Extract every line that contains the word "this".

=== THE DATA ===

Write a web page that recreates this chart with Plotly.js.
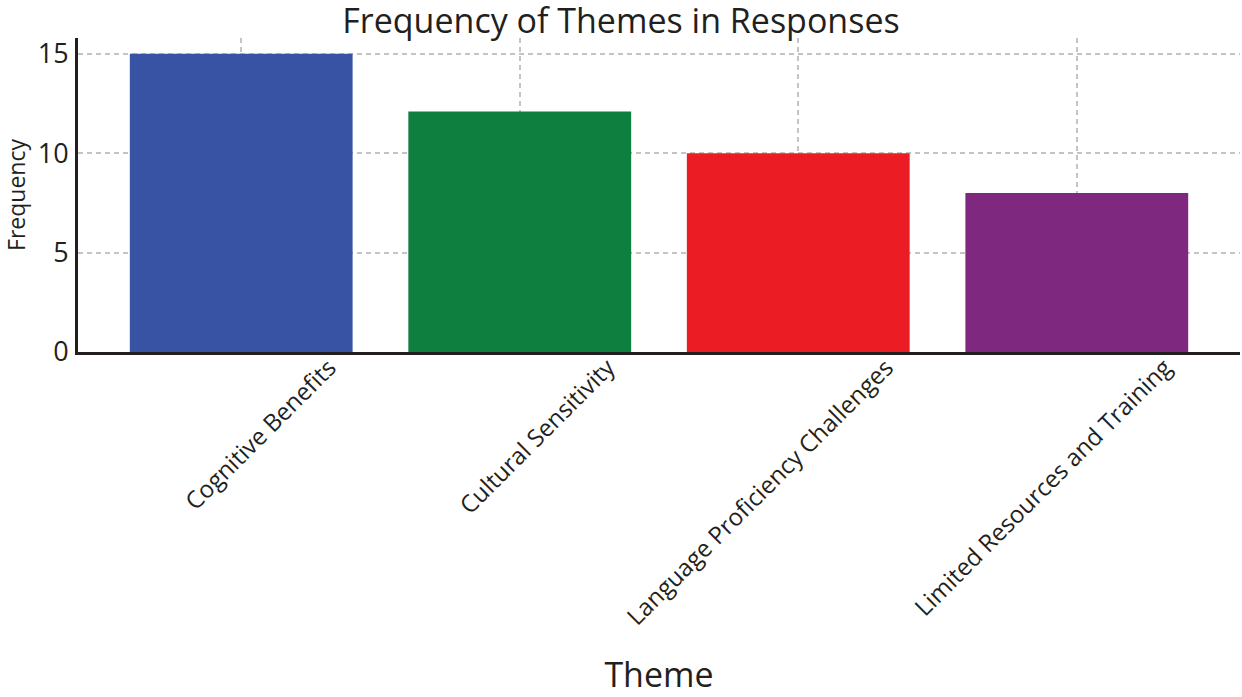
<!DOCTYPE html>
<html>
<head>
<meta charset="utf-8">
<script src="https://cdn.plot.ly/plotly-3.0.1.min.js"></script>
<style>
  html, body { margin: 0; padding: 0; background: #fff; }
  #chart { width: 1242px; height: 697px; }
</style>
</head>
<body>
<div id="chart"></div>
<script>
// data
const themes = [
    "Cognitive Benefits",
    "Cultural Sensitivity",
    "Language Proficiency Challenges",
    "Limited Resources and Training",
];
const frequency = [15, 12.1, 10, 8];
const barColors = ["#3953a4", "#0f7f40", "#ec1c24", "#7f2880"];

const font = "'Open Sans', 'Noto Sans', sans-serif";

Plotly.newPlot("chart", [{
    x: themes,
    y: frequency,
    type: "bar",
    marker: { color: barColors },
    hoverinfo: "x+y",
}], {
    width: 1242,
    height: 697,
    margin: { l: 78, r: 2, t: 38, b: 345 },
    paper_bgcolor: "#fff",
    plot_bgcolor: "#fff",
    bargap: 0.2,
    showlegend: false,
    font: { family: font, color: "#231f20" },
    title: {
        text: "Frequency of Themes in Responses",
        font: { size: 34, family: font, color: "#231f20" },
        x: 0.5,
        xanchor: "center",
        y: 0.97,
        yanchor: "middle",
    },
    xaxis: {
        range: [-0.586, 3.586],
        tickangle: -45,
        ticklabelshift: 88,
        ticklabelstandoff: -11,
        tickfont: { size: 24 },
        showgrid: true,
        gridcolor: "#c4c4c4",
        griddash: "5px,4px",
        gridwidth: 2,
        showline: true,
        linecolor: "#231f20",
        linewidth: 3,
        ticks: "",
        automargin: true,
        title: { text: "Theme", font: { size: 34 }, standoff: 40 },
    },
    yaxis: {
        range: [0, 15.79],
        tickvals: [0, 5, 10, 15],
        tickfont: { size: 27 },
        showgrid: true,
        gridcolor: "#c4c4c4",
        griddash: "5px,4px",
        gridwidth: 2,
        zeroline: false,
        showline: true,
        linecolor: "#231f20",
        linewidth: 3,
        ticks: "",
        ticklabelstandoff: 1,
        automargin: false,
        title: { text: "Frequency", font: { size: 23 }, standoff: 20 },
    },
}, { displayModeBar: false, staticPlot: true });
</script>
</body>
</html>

===
=== THE DATA ===

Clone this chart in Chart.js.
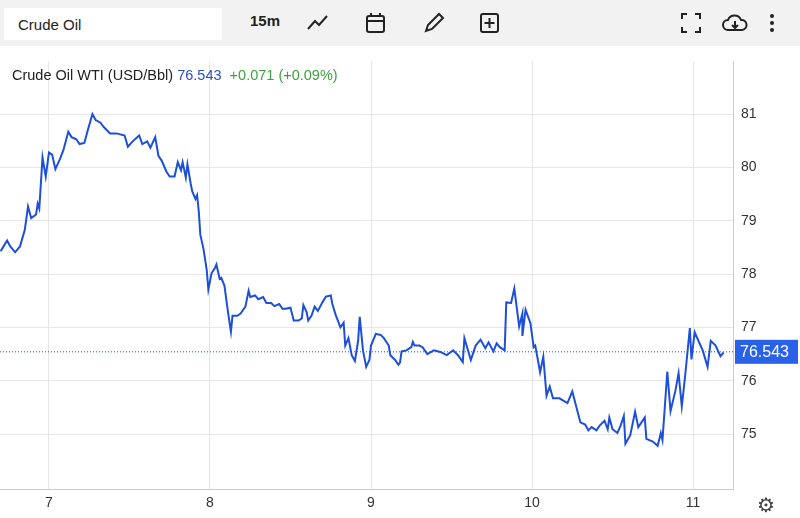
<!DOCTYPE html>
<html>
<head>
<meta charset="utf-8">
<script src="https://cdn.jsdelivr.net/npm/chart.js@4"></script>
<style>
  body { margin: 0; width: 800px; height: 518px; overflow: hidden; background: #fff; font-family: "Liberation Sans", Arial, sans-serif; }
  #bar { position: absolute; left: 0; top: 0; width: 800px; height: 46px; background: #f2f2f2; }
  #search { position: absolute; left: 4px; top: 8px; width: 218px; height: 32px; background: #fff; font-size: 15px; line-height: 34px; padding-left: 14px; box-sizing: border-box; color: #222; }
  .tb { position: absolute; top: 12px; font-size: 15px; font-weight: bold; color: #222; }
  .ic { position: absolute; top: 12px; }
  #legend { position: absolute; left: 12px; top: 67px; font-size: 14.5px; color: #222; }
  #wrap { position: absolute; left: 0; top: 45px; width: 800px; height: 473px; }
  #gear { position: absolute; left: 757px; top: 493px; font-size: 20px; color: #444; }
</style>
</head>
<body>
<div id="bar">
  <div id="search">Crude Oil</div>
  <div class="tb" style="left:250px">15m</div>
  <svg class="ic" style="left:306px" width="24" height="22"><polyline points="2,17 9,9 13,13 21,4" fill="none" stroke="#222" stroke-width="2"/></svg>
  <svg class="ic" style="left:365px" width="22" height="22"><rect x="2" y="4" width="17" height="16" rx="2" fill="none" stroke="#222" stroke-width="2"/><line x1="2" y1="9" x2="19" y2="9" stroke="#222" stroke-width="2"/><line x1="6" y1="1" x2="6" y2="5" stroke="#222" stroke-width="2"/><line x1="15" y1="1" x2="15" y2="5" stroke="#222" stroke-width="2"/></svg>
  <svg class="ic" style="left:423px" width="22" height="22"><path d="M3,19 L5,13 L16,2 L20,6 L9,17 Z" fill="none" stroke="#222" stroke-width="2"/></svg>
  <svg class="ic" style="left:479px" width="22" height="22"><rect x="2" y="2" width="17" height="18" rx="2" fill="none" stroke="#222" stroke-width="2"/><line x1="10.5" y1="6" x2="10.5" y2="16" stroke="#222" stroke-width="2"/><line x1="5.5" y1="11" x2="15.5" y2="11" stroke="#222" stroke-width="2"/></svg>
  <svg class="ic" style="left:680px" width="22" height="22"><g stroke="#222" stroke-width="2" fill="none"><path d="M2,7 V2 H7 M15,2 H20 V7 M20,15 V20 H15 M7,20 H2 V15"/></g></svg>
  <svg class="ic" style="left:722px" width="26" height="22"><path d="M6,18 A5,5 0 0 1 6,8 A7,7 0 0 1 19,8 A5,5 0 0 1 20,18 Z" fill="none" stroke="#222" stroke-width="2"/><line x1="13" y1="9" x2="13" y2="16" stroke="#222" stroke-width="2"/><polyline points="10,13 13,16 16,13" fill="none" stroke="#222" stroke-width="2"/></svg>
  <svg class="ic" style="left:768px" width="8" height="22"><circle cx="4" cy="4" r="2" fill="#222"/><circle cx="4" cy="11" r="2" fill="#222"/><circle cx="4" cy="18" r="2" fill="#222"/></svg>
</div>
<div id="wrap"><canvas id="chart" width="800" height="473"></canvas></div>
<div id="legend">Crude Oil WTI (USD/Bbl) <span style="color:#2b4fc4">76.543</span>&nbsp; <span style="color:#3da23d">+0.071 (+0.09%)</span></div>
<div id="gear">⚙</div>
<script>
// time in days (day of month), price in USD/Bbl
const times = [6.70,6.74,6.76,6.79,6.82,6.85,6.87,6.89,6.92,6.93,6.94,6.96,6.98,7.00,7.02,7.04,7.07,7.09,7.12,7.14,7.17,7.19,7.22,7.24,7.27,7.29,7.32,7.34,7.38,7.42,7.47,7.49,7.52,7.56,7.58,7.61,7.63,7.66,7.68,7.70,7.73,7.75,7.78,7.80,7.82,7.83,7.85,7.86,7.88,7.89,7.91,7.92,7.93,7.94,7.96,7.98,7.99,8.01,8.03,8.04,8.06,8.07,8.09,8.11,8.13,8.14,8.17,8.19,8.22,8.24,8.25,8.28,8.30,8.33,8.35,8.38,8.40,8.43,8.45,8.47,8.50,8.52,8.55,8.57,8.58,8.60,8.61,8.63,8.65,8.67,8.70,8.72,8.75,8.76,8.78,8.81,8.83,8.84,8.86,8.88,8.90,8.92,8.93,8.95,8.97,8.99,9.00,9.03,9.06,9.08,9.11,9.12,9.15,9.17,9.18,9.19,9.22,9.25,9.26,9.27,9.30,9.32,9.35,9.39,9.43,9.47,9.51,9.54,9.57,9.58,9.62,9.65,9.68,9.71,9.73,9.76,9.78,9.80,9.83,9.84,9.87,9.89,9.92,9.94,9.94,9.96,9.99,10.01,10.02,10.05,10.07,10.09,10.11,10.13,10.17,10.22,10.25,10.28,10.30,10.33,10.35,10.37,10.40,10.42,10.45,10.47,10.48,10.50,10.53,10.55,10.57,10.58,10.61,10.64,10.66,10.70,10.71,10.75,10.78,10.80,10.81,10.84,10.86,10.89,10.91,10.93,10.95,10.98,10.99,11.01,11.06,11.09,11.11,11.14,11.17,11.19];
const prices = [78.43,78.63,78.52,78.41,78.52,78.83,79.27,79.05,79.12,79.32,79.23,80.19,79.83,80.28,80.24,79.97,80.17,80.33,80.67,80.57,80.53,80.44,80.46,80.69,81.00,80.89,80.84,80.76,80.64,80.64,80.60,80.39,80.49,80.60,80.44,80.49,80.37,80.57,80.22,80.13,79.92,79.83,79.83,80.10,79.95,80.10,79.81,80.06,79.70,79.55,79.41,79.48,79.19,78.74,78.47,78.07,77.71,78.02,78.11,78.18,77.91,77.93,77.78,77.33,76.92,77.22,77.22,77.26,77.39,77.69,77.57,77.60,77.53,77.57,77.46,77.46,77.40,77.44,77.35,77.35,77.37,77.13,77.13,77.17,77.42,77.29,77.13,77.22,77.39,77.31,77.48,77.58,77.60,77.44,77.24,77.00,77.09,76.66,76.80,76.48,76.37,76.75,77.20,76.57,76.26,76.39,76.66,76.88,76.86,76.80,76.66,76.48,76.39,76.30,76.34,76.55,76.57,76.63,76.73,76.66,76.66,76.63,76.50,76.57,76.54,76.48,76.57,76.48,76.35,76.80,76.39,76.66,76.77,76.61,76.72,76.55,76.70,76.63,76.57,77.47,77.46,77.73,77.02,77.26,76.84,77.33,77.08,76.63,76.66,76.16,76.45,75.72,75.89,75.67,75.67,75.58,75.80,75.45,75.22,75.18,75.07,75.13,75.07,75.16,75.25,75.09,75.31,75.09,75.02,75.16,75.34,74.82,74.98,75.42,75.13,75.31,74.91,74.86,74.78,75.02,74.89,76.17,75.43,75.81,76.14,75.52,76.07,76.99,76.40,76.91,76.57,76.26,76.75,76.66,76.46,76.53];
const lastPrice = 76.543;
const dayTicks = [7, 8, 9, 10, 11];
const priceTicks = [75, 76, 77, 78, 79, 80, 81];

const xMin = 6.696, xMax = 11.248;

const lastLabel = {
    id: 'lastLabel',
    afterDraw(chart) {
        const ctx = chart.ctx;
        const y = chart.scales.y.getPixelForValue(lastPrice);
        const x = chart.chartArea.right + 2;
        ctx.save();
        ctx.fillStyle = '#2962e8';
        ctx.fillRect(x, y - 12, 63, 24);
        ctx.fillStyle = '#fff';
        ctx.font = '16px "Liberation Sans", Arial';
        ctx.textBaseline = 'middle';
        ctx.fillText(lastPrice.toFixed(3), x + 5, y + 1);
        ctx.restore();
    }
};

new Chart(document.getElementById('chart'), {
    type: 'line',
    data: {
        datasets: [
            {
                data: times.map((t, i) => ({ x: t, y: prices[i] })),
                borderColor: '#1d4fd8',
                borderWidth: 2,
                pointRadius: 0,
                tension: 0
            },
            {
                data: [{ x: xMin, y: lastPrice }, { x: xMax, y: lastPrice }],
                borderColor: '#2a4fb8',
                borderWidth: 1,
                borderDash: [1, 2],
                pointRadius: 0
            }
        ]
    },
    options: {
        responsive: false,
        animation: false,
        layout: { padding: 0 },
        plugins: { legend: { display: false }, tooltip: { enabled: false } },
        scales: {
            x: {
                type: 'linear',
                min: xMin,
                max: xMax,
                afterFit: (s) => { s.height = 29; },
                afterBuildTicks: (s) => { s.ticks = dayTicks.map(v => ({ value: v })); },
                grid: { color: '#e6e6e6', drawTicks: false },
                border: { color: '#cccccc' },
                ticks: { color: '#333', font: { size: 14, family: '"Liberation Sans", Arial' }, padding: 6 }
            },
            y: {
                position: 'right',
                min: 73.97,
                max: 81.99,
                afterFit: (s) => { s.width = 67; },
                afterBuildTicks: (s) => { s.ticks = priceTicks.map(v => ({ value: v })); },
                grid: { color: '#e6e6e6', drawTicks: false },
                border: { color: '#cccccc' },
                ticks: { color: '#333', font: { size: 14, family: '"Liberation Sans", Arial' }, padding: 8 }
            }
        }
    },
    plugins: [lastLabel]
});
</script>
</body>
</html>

===

**COMPLETED TASK**
Write a web page that recreates this chart with Plotly.js.
Clone this chart in Chart.js.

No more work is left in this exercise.